Over the last five or 10 years, Vertigo has gotten smaller in terms of its creator-driven projects.  Image Comics, at that same time, has been expanding.  Is it a conscious strategy to reduce your emphasis on those types of products?  If not, what’s your strategy to counter it?
Lee:  We’ve actually increased the number of periodicals, but we’ve probably reduced the total amount of Vertigo product in that we pulled back on the OGNs and other book format projects.  It is a huge priority for us; it is something the company believes in very strongly.

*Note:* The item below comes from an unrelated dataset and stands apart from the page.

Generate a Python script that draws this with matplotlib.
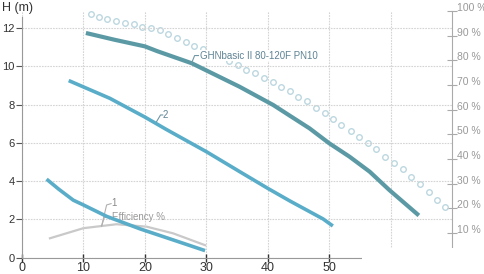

If you look at what we’re going to do in 2015 (which I’m not at liberty to discuss at this moment), possibly first quarter next year, you’ll see that we’re going through a major effort to rebrand the imprint.  That’s going to come about through the projects themselves.
We’re working on a hit list of the top creators in the business and we have some exciting news to unveil in the early part of 2015.  
You just can’t rest on your laurels, especially on a creator-driven business.  You don’t have the legacy of characters like Batman and Superman to draw upon.  It really all comes down to the creators and the concepts that they bring to the table. 
We work very closely with Geoff Johns and his group to maximize the impact of these projects, not just through publishing, but beyond through the Warner Bros. family.  That’s been a part of our strategy.  Stay tuned to 2015; there’s a lot of amazing things in the works. 
In June you announced a new compensation plan for your creators (see "DC Changing Talent Pay").  Have you been happy with the effects of that on your ability to attract and retain talent?
Didio:  Yes.  We took great lengths to explain the plan to the talent and I think it was very well received.  The reason we made the change is to be competitive with the other publishers in the sense that we’re working from a system that allows us more flexibility in regards to pricing and strategies.  We’re going to be moving into different markets and also different formats. 
When we created the original royalty plan it was based on a periodical model.  We’ve grown from periodicals to graphic novels and adding a digital component, and now we’re working with different types of products combined with books, so we need a level of flexibility and this allows it.  I think what’s important is the talent themselves can feel that they’re truly participating and receiving the benefit of the success of the property.
The response from the creators was positive?
Didio:  Oh, yes.  We’ve had a strong response and it was positive all the way through.